Это показывает сугубую ограниченность «демократизма» хрущевской поры, но гораздо важнее увидеть в эпизоде с пастернаковским романом другую сторону дела, отмеченную той же Р. Орловой: «дореволюционное» бытие и сознание России представали в ее глазах как «чужое», «чуждое». В дальнейшем я буду стремиться показать, что в этой «отчужденности» своего рода ключ к пониманию всей послереволюционной истории страны — вплоть до сего дня. И в годы хрущевского правления отчужденность от многовековой России значительно усугубилась.

В 1936 году, как было показано выше, мыслителю-эмигранту Георгию Федотову представлялось, что в результате различных «контрреволюционных» акций, начавшихся в СССР на рубеже 1934-1935 годов, Россия «воскресает» после грандиозного революционного катаклизма. В этом заключалась известная доля истины, и (о чем уже подробно говорилось) если бы не совершился определенный поворот в таком направлении, Отечественная война могла бы закончиться иначе (и, в частности, не обрела бы само свое название…). Как и в других случаях, я отнюдь не имею в виду «альтернативное» мышление об истории: во второй половине 1930-х годов происходило именно то, что происходило, и вообще история (как уже отмечалось) несет в себе свой объективный смысл — более весомый, чем любые наши субъективные мысли о ней…

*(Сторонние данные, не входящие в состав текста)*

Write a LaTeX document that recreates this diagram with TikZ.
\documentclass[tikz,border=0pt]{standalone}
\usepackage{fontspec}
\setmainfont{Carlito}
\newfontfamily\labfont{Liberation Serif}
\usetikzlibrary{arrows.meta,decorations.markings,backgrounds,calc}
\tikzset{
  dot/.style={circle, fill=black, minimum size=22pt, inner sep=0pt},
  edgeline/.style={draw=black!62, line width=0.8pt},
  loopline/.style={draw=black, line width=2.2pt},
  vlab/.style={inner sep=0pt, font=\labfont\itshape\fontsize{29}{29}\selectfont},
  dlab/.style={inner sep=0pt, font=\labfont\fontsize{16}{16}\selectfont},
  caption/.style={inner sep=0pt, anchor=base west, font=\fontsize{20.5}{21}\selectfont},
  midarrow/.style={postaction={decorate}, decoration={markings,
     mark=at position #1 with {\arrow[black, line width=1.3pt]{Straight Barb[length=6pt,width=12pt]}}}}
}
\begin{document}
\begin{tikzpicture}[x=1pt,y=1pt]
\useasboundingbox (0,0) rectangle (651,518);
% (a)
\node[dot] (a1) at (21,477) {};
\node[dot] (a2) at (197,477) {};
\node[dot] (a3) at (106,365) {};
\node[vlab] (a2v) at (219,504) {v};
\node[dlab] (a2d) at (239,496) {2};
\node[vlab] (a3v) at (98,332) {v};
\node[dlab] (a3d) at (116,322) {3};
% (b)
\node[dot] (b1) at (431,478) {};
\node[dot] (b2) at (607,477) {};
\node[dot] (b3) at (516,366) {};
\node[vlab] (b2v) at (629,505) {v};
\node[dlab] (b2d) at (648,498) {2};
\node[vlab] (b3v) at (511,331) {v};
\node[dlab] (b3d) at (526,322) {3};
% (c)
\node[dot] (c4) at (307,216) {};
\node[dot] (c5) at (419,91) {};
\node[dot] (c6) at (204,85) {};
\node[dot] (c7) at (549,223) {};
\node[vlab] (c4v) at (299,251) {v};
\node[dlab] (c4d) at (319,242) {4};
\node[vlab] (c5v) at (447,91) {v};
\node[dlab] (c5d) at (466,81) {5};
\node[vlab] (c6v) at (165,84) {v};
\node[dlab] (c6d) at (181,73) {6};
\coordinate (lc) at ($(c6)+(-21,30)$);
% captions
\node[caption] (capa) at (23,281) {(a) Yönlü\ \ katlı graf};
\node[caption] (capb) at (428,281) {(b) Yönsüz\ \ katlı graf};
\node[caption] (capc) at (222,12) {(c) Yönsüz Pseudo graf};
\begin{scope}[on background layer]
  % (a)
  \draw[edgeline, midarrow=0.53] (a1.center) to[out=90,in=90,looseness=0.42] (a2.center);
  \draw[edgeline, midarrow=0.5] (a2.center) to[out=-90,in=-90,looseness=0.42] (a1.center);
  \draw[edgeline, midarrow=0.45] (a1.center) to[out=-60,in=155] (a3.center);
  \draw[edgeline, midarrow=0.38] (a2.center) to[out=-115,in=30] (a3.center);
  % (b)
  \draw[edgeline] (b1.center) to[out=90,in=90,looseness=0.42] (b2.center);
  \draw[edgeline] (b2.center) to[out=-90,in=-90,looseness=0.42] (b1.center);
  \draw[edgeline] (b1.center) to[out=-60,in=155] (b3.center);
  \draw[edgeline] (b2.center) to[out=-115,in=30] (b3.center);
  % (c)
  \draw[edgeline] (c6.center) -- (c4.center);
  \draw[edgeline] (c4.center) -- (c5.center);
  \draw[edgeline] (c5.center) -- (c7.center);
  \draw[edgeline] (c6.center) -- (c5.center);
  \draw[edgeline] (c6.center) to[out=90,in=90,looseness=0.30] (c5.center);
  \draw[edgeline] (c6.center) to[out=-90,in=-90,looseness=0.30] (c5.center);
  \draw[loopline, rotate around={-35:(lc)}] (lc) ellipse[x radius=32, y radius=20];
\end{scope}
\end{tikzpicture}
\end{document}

Но после Победы, когда СССР закономерно стал «вождем» целого «соцлагеря», уже невозможно было делать основной упор на собственной, «национальной», истории (выше шла речь о том, что в наиболее «самостоятельной» из стран соцлагеря, Югославии, этого рода тенденции в жизни СССР вызывали в 1947-1948 годах открытое возмущение)555.

Что же касается хрущевского периода, в продолжение его осуществляется многосторонняя реанимация революционных духа и буквы, время с середины 1930-х до смерти Сталина подвергается самому резкому осуждению, и разрыв с предреволюционной историей становится намного более глубоким. Это с очевидностью выразилось в происходивших в хрущевские годы своего рода второй коллективизации деревни, новой и весьма жесткой атаке на Церковь, резком расширении коммунистической пропаганды и т. д.